RECORDS SUPPLIED:

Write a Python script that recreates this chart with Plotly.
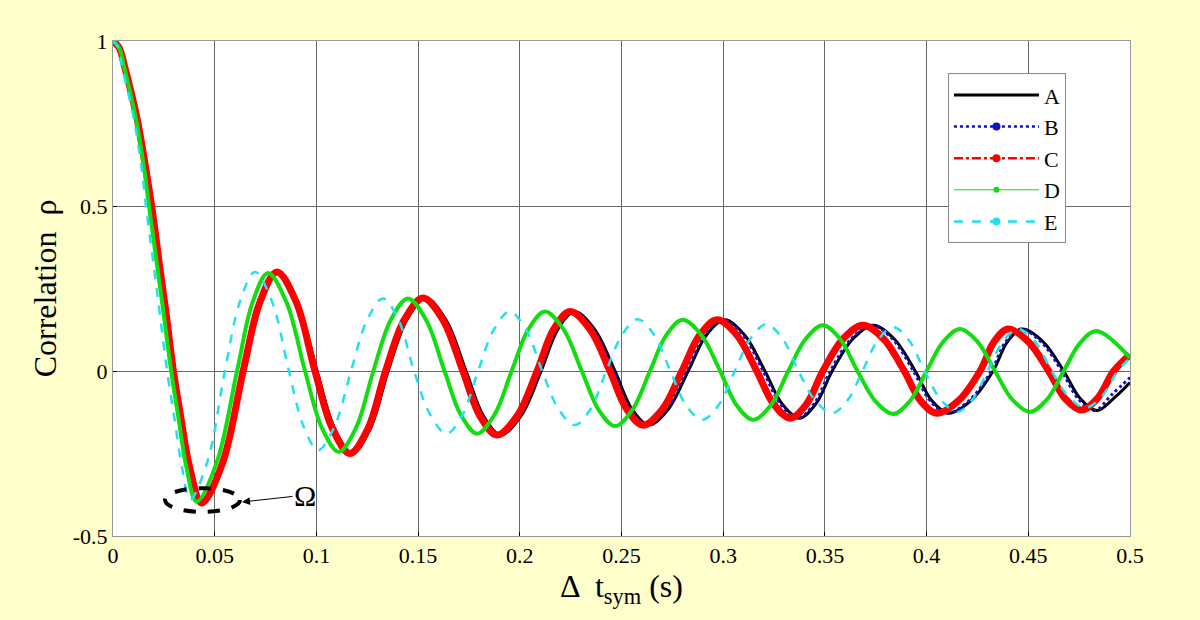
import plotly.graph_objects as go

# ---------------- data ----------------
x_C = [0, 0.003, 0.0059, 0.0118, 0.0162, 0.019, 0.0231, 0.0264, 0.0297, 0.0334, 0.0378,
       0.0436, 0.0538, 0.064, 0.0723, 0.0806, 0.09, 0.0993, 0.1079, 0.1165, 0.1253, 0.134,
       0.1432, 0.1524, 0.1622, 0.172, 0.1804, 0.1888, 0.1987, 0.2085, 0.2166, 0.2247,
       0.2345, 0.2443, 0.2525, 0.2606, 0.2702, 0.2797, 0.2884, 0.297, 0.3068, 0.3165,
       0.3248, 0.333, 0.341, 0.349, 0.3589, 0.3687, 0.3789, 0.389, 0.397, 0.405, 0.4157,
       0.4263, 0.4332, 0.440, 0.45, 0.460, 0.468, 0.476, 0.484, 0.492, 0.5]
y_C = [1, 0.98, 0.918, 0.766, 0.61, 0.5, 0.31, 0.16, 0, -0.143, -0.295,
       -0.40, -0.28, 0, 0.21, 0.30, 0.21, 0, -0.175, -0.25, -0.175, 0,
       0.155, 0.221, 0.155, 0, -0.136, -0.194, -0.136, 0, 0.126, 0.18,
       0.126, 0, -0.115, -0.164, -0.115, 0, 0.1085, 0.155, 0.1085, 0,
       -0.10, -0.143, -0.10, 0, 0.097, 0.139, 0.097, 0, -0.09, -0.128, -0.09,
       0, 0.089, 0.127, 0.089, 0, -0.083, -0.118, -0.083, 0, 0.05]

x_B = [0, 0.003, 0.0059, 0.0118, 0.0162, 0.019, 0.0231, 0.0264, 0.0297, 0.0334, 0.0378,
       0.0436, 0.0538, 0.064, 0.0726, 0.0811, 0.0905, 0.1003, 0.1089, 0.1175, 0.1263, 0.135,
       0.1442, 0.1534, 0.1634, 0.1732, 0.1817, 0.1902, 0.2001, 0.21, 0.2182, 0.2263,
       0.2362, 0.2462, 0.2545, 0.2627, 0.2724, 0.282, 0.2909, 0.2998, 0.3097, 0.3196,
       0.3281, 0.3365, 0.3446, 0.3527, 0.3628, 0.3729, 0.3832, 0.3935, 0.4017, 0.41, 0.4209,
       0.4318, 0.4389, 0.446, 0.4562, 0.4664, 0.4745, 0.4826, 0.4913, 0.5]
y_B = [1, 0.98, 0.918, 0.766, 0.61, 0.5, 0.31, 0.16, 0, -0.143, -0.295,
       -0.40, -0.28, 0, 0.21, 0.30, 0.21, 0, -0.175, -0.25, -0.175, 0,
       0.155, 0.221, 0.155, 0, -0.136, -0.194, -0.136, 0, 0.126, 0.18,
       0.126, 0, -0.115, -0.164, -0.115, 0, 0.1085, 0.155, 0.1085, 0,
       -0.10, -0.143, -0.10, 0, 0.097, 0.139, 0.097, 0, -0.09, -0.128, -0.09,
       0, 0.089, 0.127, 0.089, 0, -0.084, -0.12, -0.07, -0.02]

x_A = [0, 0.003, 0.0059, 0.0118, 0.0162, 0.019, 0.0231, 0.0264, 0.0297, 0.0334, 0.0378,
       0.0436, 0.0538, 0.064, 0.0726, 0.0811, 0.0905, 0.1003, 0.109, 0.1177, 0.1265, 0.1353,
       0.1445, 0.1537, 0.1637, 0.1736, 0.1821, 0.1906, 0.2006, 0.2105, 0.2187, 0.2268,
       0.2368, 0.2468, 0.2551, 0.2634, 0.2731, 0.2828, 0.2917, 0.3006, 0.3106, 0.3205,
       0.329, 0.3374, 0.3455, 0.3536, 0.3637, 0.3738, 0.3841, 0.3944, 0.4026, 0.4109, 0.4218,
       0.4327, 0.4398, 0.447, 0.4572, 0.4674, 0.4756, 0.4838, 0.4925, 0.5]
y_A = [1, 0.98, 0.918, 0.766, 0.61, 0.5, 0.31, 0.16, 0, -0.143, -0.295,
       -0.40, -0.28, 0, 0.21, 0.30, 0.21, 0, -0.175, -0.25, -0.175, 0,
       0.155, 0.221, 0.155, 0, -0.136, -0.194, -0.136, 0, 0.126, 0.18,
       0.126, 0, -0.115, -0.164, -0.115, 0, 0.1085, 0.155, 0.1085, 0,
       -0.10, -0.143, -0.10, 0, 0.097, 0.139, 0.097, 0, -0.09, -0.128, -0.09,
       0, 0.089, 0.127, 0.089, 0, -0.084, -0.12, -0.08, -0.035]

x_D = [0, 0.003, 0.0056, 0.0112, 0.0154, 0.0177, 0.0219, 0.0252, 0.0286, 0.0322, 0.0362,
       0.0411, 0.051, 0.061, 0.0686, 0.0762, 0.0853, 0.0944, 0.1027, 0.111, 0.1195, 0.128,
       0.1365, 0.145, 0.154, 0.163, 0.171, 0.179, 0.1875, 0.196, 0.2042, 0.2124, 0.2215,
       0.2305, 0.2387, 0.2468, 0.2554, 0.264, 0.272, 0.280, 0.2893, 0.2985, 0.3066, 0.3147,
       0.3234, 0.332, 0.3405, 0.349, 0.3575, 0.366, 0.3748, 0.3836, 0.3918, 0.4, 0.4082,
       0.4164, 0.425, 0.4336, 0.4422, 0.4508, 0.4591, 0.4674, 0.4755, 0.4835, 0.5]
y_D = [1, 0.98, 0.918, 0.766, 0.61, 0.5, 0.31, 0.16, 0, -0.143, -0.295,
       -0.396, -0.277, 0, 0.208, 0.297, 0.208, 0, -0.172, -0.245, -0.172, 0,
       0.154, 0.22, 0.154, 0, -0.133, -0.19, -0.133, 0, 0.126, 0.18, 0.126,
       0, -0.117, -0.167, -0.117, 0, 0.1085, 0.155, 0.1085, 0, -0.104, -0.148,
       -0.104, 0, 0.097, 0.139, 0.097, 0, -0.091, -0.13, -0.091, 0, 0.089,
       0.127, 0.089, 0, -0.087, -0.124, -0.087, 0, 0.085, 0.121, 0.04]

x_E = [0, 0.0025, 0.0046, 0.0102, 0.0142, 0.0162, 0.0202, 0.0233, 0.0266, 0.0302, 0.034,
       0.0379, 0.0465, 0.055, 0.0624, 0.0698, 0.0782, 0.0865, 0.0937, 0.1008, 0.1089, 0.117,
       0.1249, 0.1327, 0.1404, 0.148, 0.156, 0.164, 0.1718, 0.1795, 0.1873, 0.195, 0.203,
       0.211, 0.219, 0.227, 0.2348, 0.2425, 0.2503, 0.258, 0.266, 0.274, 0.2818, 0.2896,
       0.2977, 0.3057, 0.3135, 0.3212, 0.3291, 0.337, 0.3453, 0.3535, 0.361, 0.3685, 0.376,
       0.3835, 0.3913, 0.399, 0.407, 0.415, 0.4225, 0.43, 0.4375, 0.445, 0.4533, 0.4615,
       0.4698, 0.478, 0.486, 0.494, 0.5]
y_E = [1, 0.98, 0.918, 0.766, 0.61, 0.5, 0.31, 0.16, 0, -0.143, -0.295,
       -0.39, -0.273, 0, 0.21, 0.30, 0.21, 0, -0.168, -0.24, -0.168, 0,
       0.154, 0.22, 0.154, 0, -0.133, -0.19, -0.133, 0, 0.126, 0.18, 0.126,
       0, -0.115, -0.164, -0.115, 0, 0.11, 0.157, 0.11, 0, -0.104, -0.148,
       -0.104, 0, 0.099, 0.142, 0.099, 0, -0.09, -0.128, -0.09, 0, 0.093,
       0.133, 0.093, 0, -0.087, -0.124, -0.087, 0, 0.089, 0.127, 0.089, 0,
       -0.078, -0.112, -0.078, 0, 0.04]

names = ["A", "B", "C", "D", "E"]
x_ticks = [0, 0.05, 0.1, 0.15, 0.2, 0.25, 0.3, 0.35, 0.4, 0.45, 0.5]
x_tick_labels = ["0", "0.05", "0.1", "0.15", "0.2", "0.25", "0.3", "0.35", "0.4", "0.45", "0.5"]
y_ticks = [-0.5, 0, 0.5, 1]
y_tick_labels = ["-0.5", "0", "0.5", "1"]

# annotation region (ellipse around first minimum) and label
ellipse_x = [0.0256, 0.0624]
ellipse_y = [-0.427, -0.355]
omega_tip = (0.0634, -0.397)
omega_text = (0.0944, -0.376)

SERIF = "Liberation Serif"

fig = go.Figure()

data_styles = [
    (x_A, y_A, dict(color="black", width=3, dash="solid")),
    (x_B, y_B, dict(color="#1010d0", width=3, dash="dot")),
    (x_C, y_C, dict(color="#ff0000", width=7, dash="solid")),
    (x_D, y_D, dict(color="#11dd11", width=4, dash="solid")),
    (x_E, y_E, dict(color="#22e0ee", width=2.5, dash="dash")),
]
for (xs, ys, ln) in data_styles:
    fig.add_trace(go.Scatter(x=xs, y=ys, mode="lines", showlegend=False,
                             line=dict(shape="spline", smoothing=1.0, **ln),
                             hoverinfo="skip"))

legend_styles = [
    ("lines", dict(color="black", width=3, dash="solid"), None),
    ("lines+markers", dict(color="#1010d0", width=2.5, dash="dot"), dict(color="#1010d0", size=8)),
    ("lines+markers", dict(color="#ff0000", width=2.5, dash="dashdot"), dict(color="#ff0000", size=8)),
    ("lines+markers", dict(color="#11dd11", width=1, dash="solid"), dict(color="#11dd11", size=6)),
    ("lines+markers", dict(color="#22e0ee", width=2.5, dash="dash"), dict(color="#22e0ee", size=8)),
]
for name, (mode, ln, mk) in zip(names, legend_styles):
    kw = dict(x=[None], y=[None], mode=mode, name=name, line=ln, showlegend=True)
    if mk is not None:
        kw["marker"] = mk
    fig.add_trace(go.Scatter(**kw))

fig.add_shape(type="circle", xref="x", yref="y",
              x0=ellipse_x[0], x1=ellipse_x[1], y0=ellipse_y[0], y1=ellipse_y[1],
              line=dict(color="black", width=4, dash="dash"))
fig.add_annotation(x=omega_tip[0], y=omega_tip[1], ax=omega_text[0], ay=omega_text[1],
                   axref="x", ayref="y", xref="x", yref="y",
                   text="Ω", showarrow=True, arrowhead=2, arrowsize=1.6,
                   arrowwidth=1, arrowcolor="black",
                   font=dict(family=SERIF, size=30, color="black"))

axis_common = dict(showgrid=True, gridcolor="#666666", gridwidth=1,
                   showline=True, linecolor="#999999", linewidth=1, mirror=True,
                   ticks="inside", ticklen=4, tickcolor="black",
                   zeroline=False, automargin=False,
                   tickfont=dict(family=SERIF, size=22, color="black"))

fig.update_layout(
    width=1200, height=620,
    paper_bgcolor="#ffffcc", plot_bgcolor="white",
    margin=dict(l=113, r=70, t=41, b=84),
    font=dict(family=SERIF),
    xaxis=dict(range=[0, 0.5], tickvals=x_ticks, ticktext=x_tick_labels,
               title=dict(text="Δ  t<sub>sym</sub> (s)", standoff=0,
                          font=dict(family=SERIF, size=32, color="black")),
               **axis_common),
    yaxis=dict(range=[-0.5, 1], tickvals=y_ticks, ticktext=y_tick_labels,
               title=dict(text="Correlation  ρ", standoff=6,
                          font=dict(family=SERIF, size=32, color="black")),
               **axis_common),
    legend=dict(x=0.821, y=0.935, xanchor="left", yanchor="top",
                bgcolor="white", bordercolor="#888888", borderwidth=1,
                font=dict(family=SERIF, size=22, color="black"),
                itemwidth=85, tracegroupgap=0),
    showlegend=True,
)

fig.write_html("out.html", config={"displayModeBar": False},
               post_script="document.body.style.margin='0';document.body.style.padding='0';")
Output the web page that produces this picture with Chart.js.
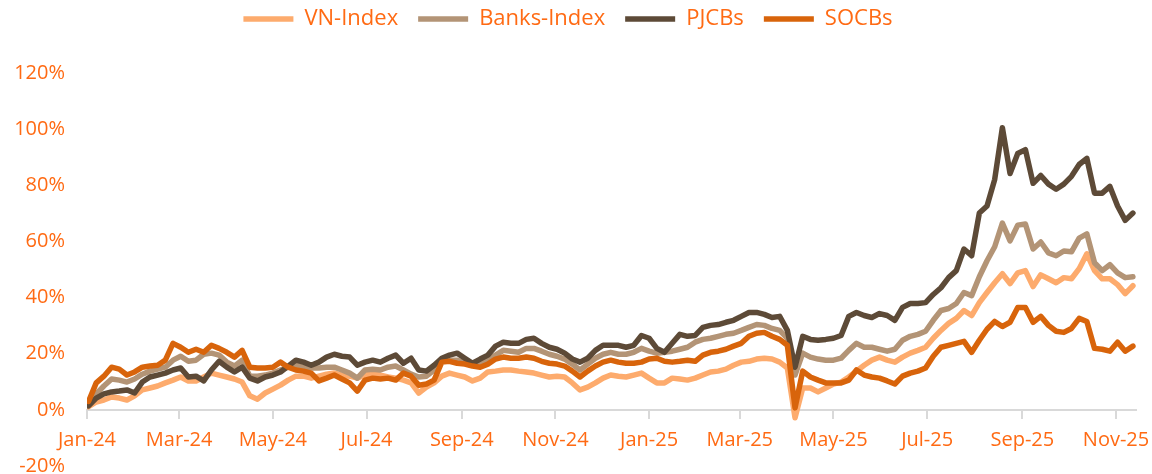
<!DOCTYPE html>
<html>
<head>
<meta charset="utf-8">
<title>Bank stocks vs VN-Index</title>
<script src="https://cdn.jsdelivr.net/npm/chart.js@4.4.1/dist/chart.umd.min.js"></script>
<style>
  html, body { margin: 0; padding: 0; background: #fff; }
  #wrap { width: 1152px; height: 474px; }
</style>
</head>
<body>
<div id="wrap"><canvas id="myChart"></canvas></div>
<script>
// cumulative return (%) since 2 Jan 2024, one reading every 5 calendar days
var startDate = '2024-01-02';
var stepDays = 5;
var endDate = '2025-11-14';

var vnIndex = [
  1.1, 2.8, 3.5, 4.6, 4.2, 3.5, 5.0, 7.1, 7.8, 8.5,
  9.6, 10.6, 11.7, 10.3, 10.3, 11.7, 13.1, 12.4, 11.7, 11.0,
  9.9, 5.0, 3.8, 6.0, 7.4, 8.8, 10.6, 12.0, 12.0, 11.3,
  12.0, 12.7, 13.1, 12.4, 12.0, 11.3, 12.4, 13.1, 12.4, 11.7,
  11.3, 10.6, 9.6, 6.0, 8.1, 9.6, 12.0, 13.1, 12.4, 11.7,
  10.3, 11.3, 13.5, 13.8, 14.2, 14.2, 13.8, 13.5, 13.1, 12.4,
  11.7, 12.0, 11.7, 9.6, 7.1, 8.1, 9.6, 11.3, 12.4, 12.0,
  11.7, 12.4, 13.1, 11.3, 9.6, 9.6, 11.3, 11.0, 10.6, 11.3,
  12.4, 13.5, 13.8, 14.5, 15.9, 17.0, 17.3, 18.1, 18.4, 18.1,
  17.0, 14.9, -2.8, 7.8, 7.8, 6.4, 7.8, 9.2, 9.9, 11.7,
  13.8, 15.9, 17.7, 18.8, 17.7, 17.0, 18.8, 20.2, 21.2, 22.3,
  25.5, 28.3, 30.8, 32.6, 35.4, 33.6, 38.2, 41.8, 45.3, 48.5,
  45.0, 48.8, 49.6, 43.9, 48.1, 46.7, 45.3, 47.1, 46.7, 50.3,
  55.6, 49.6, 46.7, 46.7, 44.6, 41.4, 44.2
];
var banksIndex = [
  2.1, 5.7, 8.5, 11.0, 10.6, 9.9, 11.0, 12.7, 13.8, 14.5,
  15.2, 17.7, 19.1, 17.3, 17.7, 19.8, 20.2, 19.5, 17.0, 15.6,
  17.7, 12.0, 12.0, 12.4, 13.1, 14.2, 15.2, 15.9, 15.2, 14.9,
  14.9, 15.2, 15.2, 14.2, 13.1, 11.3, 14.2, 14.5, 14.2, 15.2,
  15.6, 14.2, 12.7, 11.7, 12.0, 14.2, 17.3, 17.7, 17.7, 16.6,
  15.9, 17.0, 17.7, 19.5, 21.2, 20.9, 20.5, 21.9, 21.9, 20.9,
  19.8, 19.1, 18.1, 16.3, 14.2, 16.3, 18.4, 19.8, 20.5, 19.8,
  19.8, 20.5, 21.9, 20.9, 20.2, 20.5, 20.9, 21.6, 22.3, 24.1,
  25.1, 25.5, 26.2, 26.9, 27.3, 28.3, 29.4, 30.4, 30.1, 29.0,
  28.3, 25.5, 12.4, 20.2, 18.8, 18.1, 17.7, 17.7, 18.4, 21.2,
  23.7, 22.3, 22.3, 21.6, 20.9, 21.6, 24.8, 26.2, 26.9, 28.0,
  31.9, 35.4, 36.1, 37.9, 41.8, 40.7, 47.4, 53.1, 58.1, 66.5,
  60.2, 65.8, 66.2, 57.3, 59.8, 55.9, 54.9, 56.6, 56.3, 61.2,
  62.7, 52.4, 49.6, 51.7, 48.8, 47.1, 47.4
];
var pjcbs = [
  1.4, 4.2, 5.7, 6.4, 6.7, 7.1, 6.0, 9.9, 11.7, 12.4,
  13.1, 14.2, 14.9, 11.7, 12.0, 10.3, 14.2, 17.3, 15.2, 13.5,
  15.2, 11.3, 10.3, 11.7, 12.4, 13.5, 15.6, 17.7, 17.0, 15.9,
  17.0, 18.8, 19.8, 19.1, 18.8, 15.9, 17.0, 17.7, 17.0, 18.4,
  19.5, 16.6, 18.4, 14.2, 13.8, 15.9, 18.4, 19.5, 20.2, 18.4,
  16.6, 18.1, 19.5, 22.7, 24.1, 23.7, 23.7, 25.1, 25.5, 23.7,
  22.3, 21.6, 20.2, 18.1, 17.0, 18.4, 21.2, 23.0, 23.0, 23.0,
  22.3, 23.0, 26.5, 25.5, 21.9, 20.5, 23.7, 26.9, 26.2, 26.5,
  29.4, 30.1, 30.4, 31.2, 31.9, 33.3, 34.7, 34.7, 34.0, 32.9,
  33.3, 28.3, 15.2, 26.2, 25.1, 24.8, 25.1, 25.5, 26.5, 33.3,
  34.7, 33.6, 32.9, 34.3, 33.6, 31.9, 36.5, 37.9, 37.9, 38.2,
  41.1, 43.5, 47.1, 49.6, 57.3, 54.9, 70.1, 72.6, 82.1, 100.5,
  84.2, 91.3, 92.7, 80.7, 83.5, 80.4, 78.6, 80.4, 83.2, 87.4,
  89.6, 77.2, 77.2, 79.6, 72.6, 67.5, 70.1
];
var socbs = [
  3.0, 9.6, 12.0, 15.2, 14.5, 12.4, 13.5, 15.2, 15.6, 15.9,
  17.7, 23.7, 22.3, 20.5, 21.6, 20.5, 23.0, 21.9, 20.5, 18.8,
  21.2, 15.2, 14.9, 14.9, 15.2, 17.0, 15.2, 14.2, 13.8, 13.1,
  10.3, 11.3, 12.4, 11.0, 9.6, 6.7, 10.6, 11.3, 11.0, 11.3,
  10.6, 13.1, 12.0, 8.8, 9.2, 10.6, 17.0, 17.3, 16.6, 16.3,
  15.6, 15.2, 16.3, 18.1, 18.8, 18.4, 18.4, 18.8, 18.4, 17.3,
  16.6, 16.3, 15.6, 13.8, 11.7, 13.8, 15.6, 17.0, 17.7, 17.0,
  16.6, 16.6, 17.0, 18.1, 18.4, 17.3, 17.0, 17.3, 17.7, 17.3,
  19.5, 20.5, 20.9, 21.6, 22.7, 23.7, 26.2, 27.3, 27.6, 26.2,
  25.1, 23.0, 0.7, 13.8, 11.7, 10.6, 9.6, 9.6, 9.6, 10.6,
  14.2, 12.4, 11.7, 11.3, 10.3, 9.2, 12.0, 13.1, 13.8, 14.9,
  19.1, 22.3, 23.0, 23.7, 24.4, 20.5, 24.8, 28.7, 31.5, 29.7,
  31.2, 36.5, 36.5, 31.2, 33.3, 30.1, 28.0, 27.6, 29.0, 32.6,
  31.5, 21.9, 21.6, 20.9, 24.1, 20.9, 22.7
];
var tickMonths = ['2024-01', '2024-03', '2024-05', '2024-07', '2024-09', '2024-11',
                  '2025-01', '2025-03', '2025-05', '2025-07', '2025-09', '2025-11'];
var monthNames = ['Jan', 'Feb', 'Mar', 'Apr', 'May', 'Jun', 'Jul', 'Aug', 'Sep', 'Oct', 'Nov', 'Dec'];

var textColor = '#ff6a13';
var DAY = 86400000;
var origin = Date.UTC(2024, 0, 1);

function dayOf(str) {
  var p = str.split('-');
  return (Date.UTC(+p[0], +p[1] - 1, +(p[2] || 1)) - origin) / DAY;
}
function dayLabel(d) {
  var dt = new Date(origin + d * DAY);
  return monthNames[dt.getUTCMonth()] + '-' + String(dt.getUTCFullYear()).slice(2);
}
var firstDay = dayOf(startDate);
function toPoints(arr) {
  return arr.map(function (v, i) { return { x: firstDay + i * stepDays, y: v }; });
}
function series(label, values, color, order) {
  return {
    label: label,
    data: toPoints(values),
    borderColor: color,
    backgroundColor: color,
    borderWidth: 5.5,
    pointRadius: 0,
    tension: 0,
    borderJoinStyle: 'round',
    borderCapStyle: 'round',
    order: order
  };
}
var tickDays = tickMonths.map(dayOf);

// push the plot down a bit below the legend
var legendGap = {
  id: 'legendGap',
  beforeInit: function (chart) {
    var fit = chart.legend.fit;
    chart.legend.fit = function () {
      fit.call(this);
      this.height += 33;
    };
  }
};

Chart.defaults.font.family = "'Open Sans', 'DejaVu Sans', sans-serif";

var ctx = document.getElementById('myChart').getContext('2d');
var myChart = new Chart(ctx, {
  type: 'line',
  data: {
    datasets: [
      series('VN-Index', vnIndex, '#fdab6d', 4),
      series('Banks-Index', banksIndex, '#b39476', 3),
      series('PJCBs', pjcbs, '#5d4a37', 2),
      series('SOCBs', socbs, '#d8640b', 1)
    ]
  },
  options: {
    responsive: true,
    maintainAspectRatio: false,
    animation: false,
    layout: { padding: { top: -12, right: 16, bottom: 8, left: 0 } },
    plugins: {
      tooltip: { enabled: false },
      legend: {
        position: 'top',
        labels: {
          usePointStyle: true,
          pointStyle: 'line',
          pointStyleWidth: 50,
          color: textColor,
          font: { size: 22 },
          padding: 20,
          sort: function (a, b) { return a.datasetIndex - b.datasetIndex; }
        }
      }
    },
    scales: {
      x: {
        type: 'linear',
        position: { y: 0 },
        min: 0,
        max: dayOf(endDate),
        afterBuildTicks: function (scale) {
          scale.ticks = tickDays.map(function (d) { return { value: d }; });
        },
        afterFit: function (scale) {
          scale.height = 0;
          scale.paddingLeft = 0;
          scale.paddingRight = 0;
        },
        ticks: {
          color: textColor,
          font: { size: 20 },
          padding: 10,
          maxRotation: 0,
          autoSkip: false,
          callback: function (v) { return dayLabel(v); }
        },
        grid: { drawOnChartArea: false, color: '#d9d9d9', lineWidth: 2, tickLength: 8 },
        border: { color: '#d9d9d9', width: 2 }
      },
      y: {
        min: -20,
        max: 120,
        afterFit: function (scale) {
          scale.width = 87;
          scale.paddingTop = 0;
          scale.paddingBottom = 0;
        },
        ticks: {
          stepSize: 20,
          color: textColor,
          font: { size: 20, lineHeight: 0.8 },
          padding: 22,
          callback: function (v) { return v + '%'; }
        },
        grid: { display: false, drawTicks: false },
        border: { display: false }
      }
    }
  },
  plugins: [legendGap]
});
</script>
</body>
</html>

GIVEN PROBLEM: Both the first line of the records above and the line containing "0, 0.089, 0.127, 0.089, 0, -0.083, -0.118, -0.083, 0, 0.05]" belong in the copy; please return them and every line between, exactly, minus the pictures.

SOLUTION FOR THIS EXERCISE:
Write a Python script that recreates this chart with Plotly.
import plotly.graph_objects as go

# ---------------- data ----------------
x_C = [0, 0.003, 0.0059, 0.0118, 0.0162, 0.019, 0.0231, 0.0264, 0.0297, 0.0334, 0.0378,
       0.0436, 0.0538, 0.064, 0.0723, 0.0806, 0.09, 0.0993, 0.1079, 0.1165, 0.1253, 0.134,
       0.1432, 0.1524, 0.1622, 0.172, 0.1804, 0.1888, 0.1987, 0.2085, 0.2166, 0.2247,
       0.2345, 0.2443, 0.2525, 0.2606, 0.2702, 0.2797, 0.2884, 0.297, 0.3068, 0.3165,
       0.3248, 0.333, 0.341, 0.349, 0.3589, 0.3687, 0.3789, 0.389, 0.397, 0.405, 0.4157,
       0.4263, 0.4332, 0.440, 0.45, 0.460, 0.468, 0.476, 0.484, 0.492, 0.5]
y_C = [1, 0.98, 0.918, 0.766, 0.61, 0.5, 0.31, 0.16, 0, -0.143, -0.295,
       -0.40, -0.28, 0, 0.21, 0.30, 0.21, 0, -0.175, -0.25, -0.175, 0,
       0.155, 0.221, 0.155, 0, -0.136, -0.194, -0.136, 0, 0.126, 0.18,
       0.126, 0, -0.115, -0.164, -0.115, 0, 0.1085, 0.155, 0.1085, 0,
       -0.10, -0.143, -0.10, 0, 0.097, 0.139, 0.097, 0, -0.09, -0.128, -0.09,
       0, 0.089, 0.127, 0.089, 0, -0.083, -0.118, -0.083, 0, 0.05]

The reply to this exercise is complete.